President Donald Trump wants to double the amount of oil coursing through Alaska's vast pipeline system and build a massive natural gas project as its "big, beautiful twin," a top administration official said on Monday, June 2, while touring a prolific oil field near the Arctic Ocean.

The remarks by US Energy Secretary Chris Wright came as he and two other Trump Cabinet members − Interior Secretary Doug Burgum and Environmental Protection Agency Administrator Lee Zeldin − visited Prudhoe Bay as part of a multiday trip aimed at highlighting Trump’s push to expand oil and gas drilling, mining and logging in the state that drew criticism from environmentalists.

During the trip, Burgum’s agency also announced plans to repeal Biden-era restrictions on future leasing and industrial development in portions of the National Petroleum Reserve-Alaska that are designated as special for their wildlife, subsistence or other values. The petroleum reserve is West of Prudhoe Bay and Deadhorse, the industrial encampment near the starting point of the trans-Alaska pipeline system. The pipeline, which runs for 800 miles, has been Alaska’s economic lifeline for nearly 50 years.

Oil and natural gas are in significant demand worldwide, Wright told a group of officials and pipeline employees in safety hats and vests who gathered near the oil pipeline on a blustery day with 13° Fahrenheit windchills. The pipeline stretched out over the snow-covered landscape. "You have the big two right here," he said. "Let’s double oil production, build the big, beautiful twin, and we will help energize the world and we will strengthen our country and strengthen our families."

Alaska political leaders have long complained about perceived federal overreach by the US government, which oversees about 60% of lands in Alaska. Sullivan, Dunleavy and Alaska's senior US senator, Lisa Murkowski, often complained that Biden's team was too restrictive in its approach to many resource development issues. Murkowski, an at-times vocal critic of Trump, joined for the Sunday meeting in Anchorage, where she said Alaska leaders "want to partner with you. We want to be that equal at the table instead of an afterthought."

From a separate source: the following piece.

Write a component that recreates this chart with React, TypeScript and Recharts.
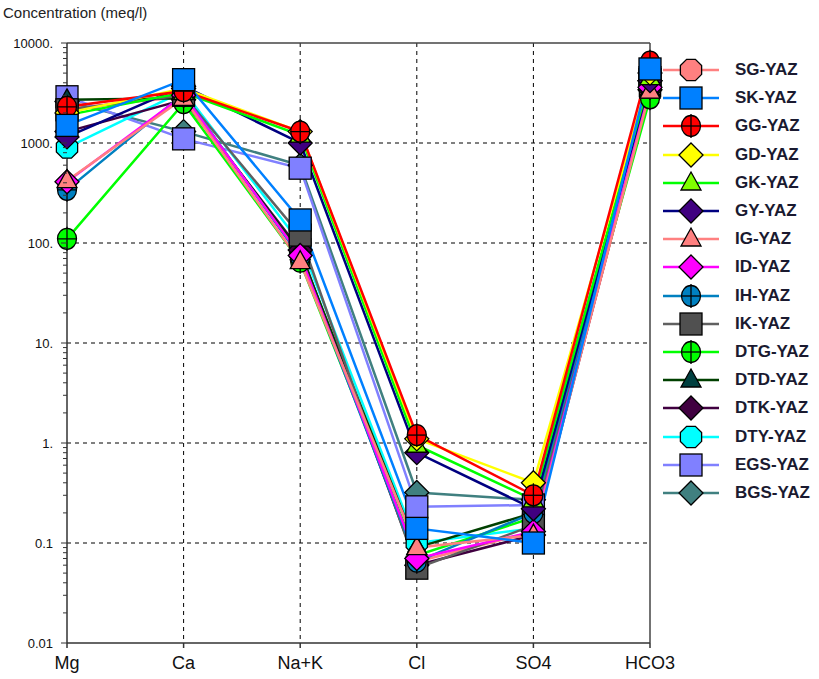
import React from 'react'
import { LineChart, Line, XAxis, YAxis, CartesianGrid } from 'recharts'

const categories = ['Mg', 'Ca', 'Na+K', 'Cl', 'SO4', 'HCO3']

const sgYaz = [2200, 2900, 80, 0.065, 0.13, 3200]
const skYaz = [1500, 4300, 170, 0.14, 0.1, 5500]
const ggYaz = [2300, 3300, 1300, 1.2, 0.3, 6500]
const gdYaz = [2000, 3500, 1300, 1.1, 0.4, 5000]
const gkYaz = [1900, 3200, 1200, 0.95, 0.27, 4500]
const gyYaz = [1150, 3700, 1000, 0.8, 0.22, 4200]
const igYaz = [420, 2800, 65, 0.09, 0.12, 3300]
const idYaz = [410, 3000, 75, 0.07, 0.13, 3600]
const ihYaz = [340, 3100, 72, 0.065, 0.2, 3800]
const ikYaz = [2150, 3000, 120, 0.056, 0.15, 4300]
const dtgYaz = [110, 2500, 65, 0.075, 0.18, 2800]
const dtdYaz = [2700, 2800, 80, 0.09, 0.2, 3500]
const dtkYaz = [1300, 2700, 85, 0.06, 0.12, 3400]
const dtyYaz = [900, 3300, 100, 0.1, 0.14, 4000]
const egsYaz = [2900, 1100, 560, 0.23, 0.24, 4500]
const bgsYaz = [2600, 1300, 600, 0.32, 0.27, 4200]

const majorTicks = [0.01, 0.1, 1, 10, 100, 1000, 10000]
const majorLabels = ['0.01', '0.1', '1.', '10.', '100.', '1000.', '10000.']

type Shape = 'octagon' | 'square' | 'crossCircle' | 'diamond' | 'triangle'

const series: { name: string; values: number[]; line: string; fill: string; shape: Shape }[] = [
  { name: 'SG-YAZ', values: sgYaz, line: '#ff8080', fill: '#ff8080', shape: 'octagon' },
  { name: 'SK-YAZ', values: skYaz, line: '#0080ff', fill: '#0080ff', shape: 'square' },
  { name: 'GG-YAZ', values: ggYaz, line: '#ff0000', fill: '#ff0000', shape: 'crossCircle' },
  { name: 'GD-YAZ', values: gdYaz, line: '#ffff00', fill: '#ffff00', shape: 'diamond' },
  { name: 'GK-YAZ', values: gkYaz, line: '#00ff00', fill: '#80ff00', shape: 'triangle' },
  { name: 'GY-YAZ', values: gyYaz, line: '#000080', fill: '#400080', shape: 'diamond' },
  { name: 'IG-YAZ', values: igYaz, line: '#ff8080', fill: '#ff8080', shape: 'triangle' },
  { name: 'ID-YAZ', values: idYaz, line: '#ff00ff', fill: '#ff00ff', shape: 'diamond' },
  { name: 'IH-YAZ', values: ihYaz, line: '#0080c0', fill: '#0080c0', shape: 'crossCircle' },
  { name: 'IK-YAZ', values: ikYaz, line: '#606060', fill: '#505050', shape: 'square' },
  { name: 'DTG-YAZ', values: dtgYaz, line: '#00ff00', fill: '#00ff00', shape: 'crossCircle' },
  { name: 'DTD-YAZ', values: dtdYaz, line: '#004000', fill: '#004040', shape: 'triangle' },
  { name: 'DTK-YAZ', values: dtkYaz, line: '#400040', fill: '#400040', shape: 'diamond' },
  { name: 'DTY-YAZ', values: dtyYaz, line: '#00ffff', fill: '#00ffff', shape: 'octagon' },
  { name: 'EGS-YAZ', values: egsYaz, line: '#8080ff', fill: '#8080ff', shape: 'square' },
  { name: 'BGS-YAZ', values: bgsYaz, line: '#408080', fill: '#408080', shape: 'diamond' },
]

const data = categories.map((cat, i) => {
  const row: Record<string, string | number> = { cat }
  series.forEach(s => { row[s.name] = s.values[i] })
  return row
})

// log ticks incl. minor ones between decades
const allTicks: number[] = []
for (let d = -2; d < 4; d++) {
  for (let m = 1; m < 10; m++) allTicks.push(Number((m * Math.pow(10, d)).toPrecision(3)))
}
allTicks.push(10000)

// SG sits under everything, the rest: earlier series on top
const drawOrder = [series[0], ...series.slice(1).reverse()]

const Marker = ({ cx, cy, shape, fill }: { cx: number; cy: number; shape: Shape; fill: string }) => {
  const st = { fill, stroke: '#000', strokeWidth: 1.3 }
  if (shape === 'square') return <rect x={cx - 11} y={cy - 11} width={22} height={22} {...st} />
  if (shape === 'diamond') return <polygon points={`${cx},${cy - 12} ${cx + 12},${cy} ${cx},${cy + 12} ${cx - 12},${cy}`} {...st} />
  if (shape === 'triangle') return <polygon points={`${cx},${cy - 11} ${cx + 10},${cy + 7} ${cx - 10},${cy + 7}`} {...st} />
  if (shape === 'octagon') {
    const pts = []
    for (let k = 0; k < 8; k++) {
      const a = (Math.PI / 8) * (2 * k + 1)
      pts.push(`${cx + 11.5 * Math.cos(a)},${cy + 11.5 * Math.sin(a)}`)
    }
    return <polygon points={pts.join(' ')} {...st} />
  }
  return (
    <g>
      <ellipse cx={cx} cy={cy} rx={9.5} ry={10.5} {...st} />
      <line x1={cx} y1={cy - 12} x2={cx} y2={cy + 12} stroke="#000" strokeWidth={1.3} />
      <line x1={cx - 9.5} y1={cy} x2={cx + 9.5} y2={cy} stroke="#000" strokeWidth={1.3} />
    </g>
  )
}

const YTick = (props: any) => {
  const { x, y, payload } = props
  const idx = majorTicks.findIndex(v => Math.abs(v - payload.value) < 1e-9)
  const major = idx >= 0
  return (
    <g>
      <line x1={x - (major ? 6 : 4)} y1={y} x2={x} y2={y} stroke="#333" strokeWidth={1} />
      {major && (
        <text x={x - 14} y={y} dy="0.35em" textAnchor="end" fontSize={13} fill="#111"
          fontFamily="'Liberation Sans', Arial">
          {majorLabels[idx]}
        </text>
      )}
    </g>
  )
}

const XTick = (props: any) => {
  const { x, y, payload } = props
  return (
    <text x={x} y={y} dy="0.71em" textAnchor="middle" fontSize={18} fill="#111"
      fontFamily="'Liberation Sans', Arial">
      {payload.value}
    </text>
  )
}

const App = () => {
  return (
    <div style={{ position: 'absolute', left: 0, top: 0, width: 819, height: 679, background: '#fff' }}>
      <div style={{ position: 'absolute', left: 3, top: 4, fontSize: 15, color: '#222',
        fontFamily: "'Liberation Sans', Arial" }}>
        Concentration (meq/l)
      </div>
      <LineChart width={819} height={679} data={data} margin={{ top: 43, right: 169, bottom: 6, left: 7 }}>
        <CartesianGrid stroke="#000" strokeDasharray="4 4" horizontalValues={[0.1, 1, 10, 100, 1000]}
          verticalValues={['Ca', 'Na+K', 'Cl', 'SO4']} />
        <CartesianGrid stroke="#444" strokeWidth={1.5} horizontalValues={[10000]} verticalValues={['HCO3']} />
        <XAxis dataKey="cat" tick={<XTick />} tickSize={5} tickMargin={8} stroke="#333" strokeWidth={1.5}
          interval={0} />
        <YAxis scale="log" domain={[0.01, 10000]} ticks={allTicks} allowDataOverflow width={60}
          tick={<YTick />} tickLine={false} tickSize={0} tickMargin={0} interval={0}
          stroke="#333" strokeWidth={1.5} />
        {drawOrder.map(s => (
          <Line key={'l' + s.name} dataKey={s.name} stroke={s.line} strokeWidth={2.5} dot={false}
            activeDot={false} isAnimationActive={false} legendType="none" />
        ))}
        {drawOrder.map(s => (
          <Line key={'m' + s.name} dataKey={s.name} stroke="none" activeDot={false} isAnimationActive={false}
            legendType="none"
            dot={(p: any) => <Marker key={s.name + p.index} cx={p.cx} cy={p.cy} shape={s.shape} fill={s.fill} />} />
        ))}
      </LineChart>
      <div style={{ position: 'absolute', left: 663, top: 56 }}>
        {series.map(s => (
          <div key={s.name} style={{ display: 'flex', alignItems: 'center', height: 28.2 }}>
            <svg width={56} height={28}>
              <line x1={0} y1={14} x2={56} y2={14} stroke={s.line} strokeWidth={2.5} />
              <Marker cx={28} cy={14} shape={s.shape} fill={s.fill} />
            </svg>
            <span style={{ marginLeft: 16, fontSize: 17, fontWeight: 'bold', color: '#1a1a30',
              fontFamily: "'Liberation Sans', Arial" }}>{s.name}</span>
          </div>
        ))}
      </div>
    </div>
  )
}

export default App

Environmentalists criticized Interior's planned rollback of restrictions in portions of the petroleum reserve. While Sullivan called the repeal a top priority, saying Congress intended to have development in the petroleum reserve, environmentalists maintain that the law balances allowances for oil drilling with a need to provide protections for sensitive areas and decried Interior's plans as wrong-headed. Erik Grafe, an attorney with Earthjustice, called the Trump administration's intense focus on oil and gas troubling, particularly in a state experiencing the real-time impacts of climate change . He called the continued pursuit of fossil fuel development "very frustrating and heartbreaking to see."